In my recent blog about the termination of the PR contract intended to repair the considerable damage to Indiana’s reputation inflicted by the RFRA debacle, I questioned Governor Pence’s assertion that Indiana was creating lots of jobs so the contract was no longer necessary.

I also noted that there has been considerable criticism of the way in which the state’s economic development agency reports job creation numbers. (In all fairness to Governor Pence, those concerns precede the current administration.)

I knew there had been allegations that the Indiana Economic Development Corporation routinely  and intentionally “cooked the books,” but I was unaware of the considerable evidence supporting those allegations until a regular reader sent me a link to a story done last year by WTHR.

The extensive report is pretty devastating. Among WTHR’s findings:

  • IEDC’s new transparency website is missing basic disclosure information that other states release to taxpayers.
  • The state agency is not releasing any information about hundreds of projects it previously announced.
  • IEDC is reporting official job statistics that exclude all failed economic development projects from its calculations.
  • Both IEDC and the governor are citing the state’s new job transparency law as justification to withhold information from public disclosure.

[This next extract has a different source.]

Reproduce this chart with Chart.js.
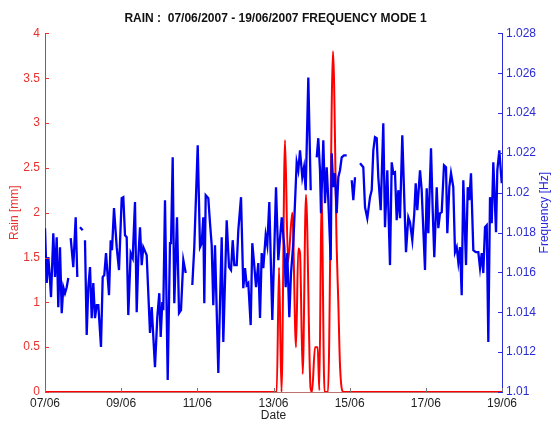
<!DOCTYPE html>
<html>
<head>
<meta charset="utf-8">
<script src="https://cdn.jsdelivr.net/npm/chart.js@4.4.0/dist/chart.umd.min.js"></script>
<style>
  html, body { margin: 0; padding: 0; background: #fff; }
</style>
</head>
<body>
<canvas id="rainChart" width="551" height="423"></canvas>
<script>
// Rain (mm) - time in decimal days of June
const rainDays = [7.0, 13.084, 13.145, 13.210, 13.302, 13.381, 13.494, 13.591, 13.651, 13.696,
  13.767, 13.853, 13.972, 14.011, 14.090, 14.161, 14.203, 14.261, 14.339, 14.431,
  14.562, 14.660, 14.702, 14.746, 14.838, 19.0];
const rainValues = [0, 0, 1.39, 0, 2.81, 1.45, 2.0, 0.5, 1.6, 1.55,
  0.2, 2.2, 0.05, 0, 0.5, 0.5, 0.02, 2.2, 0, 0,
  3.8, 1.6, 1.0, 0.3, 0, 0];

// Frequency mode 1 (Hz) - null = missing data
const freqDays = [
  7.000, 7.045, 7.087, 7.131, 7.158, 7.218, 7.263, 7.307, 7.349, 7.394, 7.439, 7.481, 7.525, 7.570, 7.612,
  7.640, 7.675, 7.743, 7.806, 7.848, 7.880, 7.919, 7.990, 8.020,
  8.050, 8.095, 8.137, 8.182, 8.226, 8.268, 8.313, 8.358, 8.400, 8.470, 8.515, 8.557, 8.602, 8.681, 8.725,
  8.759, 8.812, 8.883, 8.943, 9.014, 9.056, 9.101, 9.145, 9.187, 9.250, 9.303, 9.363, 9.408, 9.450, 9.495,
  9.539, 9.581, 9.670, 9.757, 9.802, 9.888, 9.949, 10.001, 10.038, 10.080, 10.106, 10.151, 10.222, 10.282,
  10.309, 10.353, 10.395, 10.466, 10.519, 10.571, 10.632, 10.695, 10.780,
  10.868, 10.920, 11.010, 11.070, 11.115, 11.157, 11.183, 11.220, 11.288, 11.333, 11.377, 11.419, 11.464,
  11.551, 11.595, 11.640, 11.682, 11.771, 11.832, 11.884, 11.929, 11.971, 12.034, 12.076, 12.147, 12.207,
  12.252, 12.296, 12.338, 12.401, 12.443, 12.488, 12.541, 12.601, 12.646, 12.690, 12.732, 12.795, 12.837,
  12.890, 12.969, 13.066, 13.126, 13.216, 13.284, 13.320, 13.362, 13.415, 13.460, 13.520, 13.609, 13.651,
  13.696, 13.756, 13.801, 13.846, 13.914, 13.977, 14.050,
  14.135, 14.176, 14.221, 14.247, 14.308, 14.353, 14.397, 14.439, 14.502, 14.528, 14.570, 14.615, 14.660,
  14.702, 14.746, 14.791, 14.851, 14.922, 14.990, 15.054, 15.096, 15.140, 15.200,
  15.272, 15.358, 15.403, 15.463, 15.534, 15.579, 15.621, 15.665, 15.710, 15.752, 15.815, 15.883, 15.928,
  15.988, 16.059, 16.104, 16.146, 16.190, 16.235, 16.277, 16.322, 16.382, 16.435, 16.479, 16.540, 16.584,
  16.645, 16.697, 16.734, 16.776, 16.847, 16.891, 16.978, 17.023, 17.065, 17.136, 17.180, 17.222, 17.286,
  17.328, 17.372, 17.417, 17.477, 17.530, 17.564, 17.617, 17.661, 17.721, 17.766, 17.811, 17.853, 17.897,
  17.942, 17.984, 18.055, 18.100, 18.142, 18.186, 18.247, 18.310, 18.378, 18.423, 18.467, 18.509, 18.554,
  18.599, 18.641, 18.685, 18.730, 18.772, 18.843, 18.877, 18.930, 18.993
];
const freqValues = [
  1.01822, 1.01547, 1.01677, 1.01562, 1.01476, 1.01797, 1.01577, 1.01777, 1.01426, 1.01727, 1.01396, 1.01526, 1.01496, 1.01526, 1.01572,
  null, 1.01772, 1.01627, 1.01877, 1.01577, null, 1.01827, 1.01812, null,
  1.01762, 1.01286, 1.01526, 1.01627, 1.01371, 1.01547, 1.01371, 1.01436, 1.01436, 1.01226, 1.01577, 1.01587, 1.01697, 1.01486, 1.01762,
  1.01712, 1.01923, 1.01727, 1.01612, 1.01973, 1.01978, 1.01787, 1.01777, 1.01386, 1.01697, 1.01672, 1.01953, 1.01401, 1.01672, 1.01827,
  1.01637, 1.01727, 1.01687, 1.01296, 1.01426, 1.01125, 1.01376, 1.01496, 1.01276, 1.01451, 1.01411, 1.01963, 1.01060, 1.01747,
  1.01747, 1.02178, 1.01446, 1.01877, 1.01396, 1.01411, 1.01662, 1.01597, null,
  1.01537, 1.01727, 1.02238, 1.01727, 1.01747, 1.01877, 1.01446, 1.01988, 1.01973, 1.01847, 1.01737, 1.01436, 1.01737,
  1.01095, 1.01446, 1.01777, 1.01251, 1.01862, 1.01627, 1.01612, 1.01762, 1.01637, 1.01637, 1.01812, 1.01978, 1.01521,
  1.01622, 1.01537, 1.01547, 1.01336, 1.01747, 1.01652, 1.01526, 1.01647, 1.01371, 1.01697, 1.01622, 1.01787, 1.01737,
  1.01953, 1.01361, 1.02028, 1.01662, 1.01877, 1.01727, 1.01526, 1.01697, 1.01376, 1.01597, 1.01747, 1.02153, 1.02113,
  1.02213, 1.02078, 1.02128, 1.02013, 1.02579, 1.02013, null,
  1.02178, 1.02274, 1.02113, 1.01897, 1.02264, 1.01948, 1.02128, 1.01963, 1.01662, 1.02198, 1.02028, 1.02098, 1.01897,
  1.02078, 1.02113, 1.02178, 1.02188, 1.02188, null, 1.02063, 1.01963, 1.02078, null,
  1.02148, 1.02128, 1.01928, 1.01872, 1.01978, 1.02013, 1.02213, 1.02279, 1.02274, 1.02078, 1.01913, 1.02349, 1.01827,
  1.02113, 1.01637, 1.02153, 1.02098, 1.02103, 1.01862, 1.02013, 1.01872, 1.02289, 1.01963, 1.01702, 1.01877, 1.01852,
  1.01762, 1.01897, 1.02048, 1.01913, 1.02113, 1.02013, 1.01612, 1.02023, 1.01797, 1.02223, 1.01913, 1.01677, 1.02028,
  1.01822, 1.01897, 1.01903, 1.02138, 1.02128, 1.01797, 1.02028, 1.02098, 1.02028, 1.01702, 1.01727, 1.01652, 1.01727,
  1.01486, 1.02063, 1.01637, 1.02028, 1.01963, 1.02098, 1.01712, 1.01702, 1.01702, 1.01622, 1.01697, 1.01597, 1.01827,
  1.01837, 1.01251, 1.01978, 1.01847, 1.02153, 1.01802, 1.02113, 1.02213, 1.02048
];

// Axis ticks
const dateTicks = [7, 9, 11, 13, 15, 17, 19];
const dateLabels = ["07/06", "09/06", "11/06", "13/06", "15/06", "17/06", "19/06"];
const titleText = "RAIN :  07/06/2007 - 19/06/2007 FREQUENCY MODE 1";

const FONT = "'Liberation Sans', Arial, Helvetica, sans-serif";
const RED = "#ff0000";
const RED_TXT = "#e8322e";
const BLUE = "#0000f0";
const BLUE_TXT = "#2a2ad8";

// MATLAB style inward tick marks + right hand y label
const matlabAxes = {
  id: "matlabAxes",
  afterDraw(chart) {
    const { ctx, chartArea: a, scales } = chart;
    ctx.save();
    ctx.lineWidth = 1;
    ctx.strokeStyle = RED_TXT;
    scales.rain.ticks.forEach(t => {
      const y = Math.round(scales.rain.getPixelForValue(t.value)) + 0.5;
      ctx.beginPath(); ctx.moveTo(a.left, y); ctx.lineTo(a.left + 4, y); ctx.stroke();
    });
    ctx.strokeStyle = BLUE_TXT;
    scales.freq.ticks.forEach(t => {
      const y = Math.round(scales.freq.getPixelForValue(t.value)) + 0.5;
      ctx.beginPath(); ctx.moveTo(a.right, y); ctx.lineTo(a.right - 4, y); ctx.stroke();
    });
    ctx.strokeStyle = "#777";
    scales.x.ticks.forEach(t => {
      const x = Math.round(scales.x.getPixelForValue(t.value)) + 0.5;
      ctx.beginPath(); ctx.moveTo(x, a.bottom); ctx.lineTo(x, a.bottom - 4); ctx.stroke();
    });
    // right axis title reads bottom to top
    ctx.translate(scales.freq.right - 6, (a.top + a.bottom) / 2);
    ctx.rotate(-Math.PI / 2);
    ctx.fillStyle = BLUE_TXT;
    ctx.font = "12px " + FONT;
    ctx.textAlign = "center";
    ctx.textBaseline = "middle";
    ctx.fillText("Frequency [Hz]", 0, 0);
    ctx.restore();
  }
};

const ctx = document.getElementById("rainChart").getContext("2d");
const rainChart = new Chart(ctx, {
  type: "line",
  data: {
    datasets: [
      {
        label: "Frequency",
        data: freqDays.map((d, i) => ({ x: d, y: freqValues[i] })),
        yAxisID: "freq",
        borderColor: BLUE,
        borderWidth: 2.3,
        pointRadius: 0,
        tension: 0,
        spanGaps: false,
        order: 0
      },
      {
        label: "Rain",
        data: rainDays.map((d, i) => ({ x: d, y: rainValues[i] })),
        yAxisID: "rain",
        borderColor: RED,
        borderWidth: 2,
        pointRadius: 0,
        cubicInterpolationMode: "monotone",
        order: 1
      }
    ]
  },
  options: {
    responsive: false,
    animation: false,
    layout: { padding: 0 },
    plugins: {
      legend: { display: false },
      tooltip: { enabled: false },
      title: {
        display: true,
        text: titleText,
        color: "#111",
        font: { family: FONT, size: 12, weight: "bold" },
        padding: { top: 11, bottom: 8 }
      }
    },
    scales: {
      x: {
        type: "linear",
        min: 7,
        max: 19,
        afterBuildTicks: s => { s.ticks = dateTicks.map(v => ({ value: v })); },
        ticks: {
          autoSkip: false,
          maxRotation: 0,
          padding: 4,
          color: "#222",
          font: { family: FONT, size: 12 },
          callback: (v, i) => dateLabels[i]
        },
        grid: { display: false, drawTicks: false },
        border: { color: "#c07070" },
        title: {
          display: true,
          text: "Date",
          color: "#222",
          font: { family: FONT, size: 12 },
          padding: { top: 0, bottom: 0 }
        },
        afterFit: s => { s.height = 31; }
      },
      rain: {
        type: "linear",
        position: "left",
        min: 0,
        max: 4,
        ticks: {
          stepSize: 0.5,
          padding: 5,
          color: RED_TXT,
          font: { family: FONT, size: 12 },
          callback: v => String(v)
        },
        grid: { display: false, drawTicks: false },
        border: { color: RED_TXT },
        title: {
          display: true,
          text: "Rain [mm]",
          color: RED_TXT,
          font: { family: FONT, size: 12 },
          padding: { top: 7, bottom: 0 }
        },
        afterFit: s => { s.width = 45; }
      },
      freq: {
        type: "linear",
        position: "right",
        min: 1.01,
        max: 1.028,
        ticks: {
          stepSize: 0.002,
          padding: 4,
          color: BLUE_TXT,
          font: { family: FONT, size: 12 },
          callback: v => String(+v.toFixed(3))
        },
        grid: { display: false, drawTicks: false },
        border: { color: BLUE_TXT },
        afterFit: s => { s.width = 49; }
      }
    }
  },
  plugins: [matlabAxes]
});
</script>
</body>
</html>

I encourage readers to click through and read the entire report. It documents misdirection and “gaming the system” by the Administration in great detail–and it should make taxpayers pretty angry.

It certainly made me angry, for two reasons: first, because our elected officials are playing fast and loose with the truth; and second, because this sort of investigative reporting about local government is all too rare.

The whole purpose of freedom of the press was to provide this sort of “watchdog” function–to allow the press to act on behalf of citizens who lack the time and expertise to keep tabs on those we’ve charged with managing our governing institutions. Kudos to WTHR–but where is the rest of the local media?

We get lots of coverage –indeed, I’d suggest overkill–of things like the Richmond Hill trial, the (thus far speculative) investigation of Subway spokesman Jared Fogle, and the most recent bar openings, but little or no oversight of the state and municipal government agencies that spend our tax dollars and regulate our behaviors. Figuring out what’s going on is admittedly more work than telling us about the opening of the latest restaurant–but it’s also a whole lot more important.

When I see a well-researched story like this one, it reminds me why journalism is so important–and makes me sad that we have so little of it.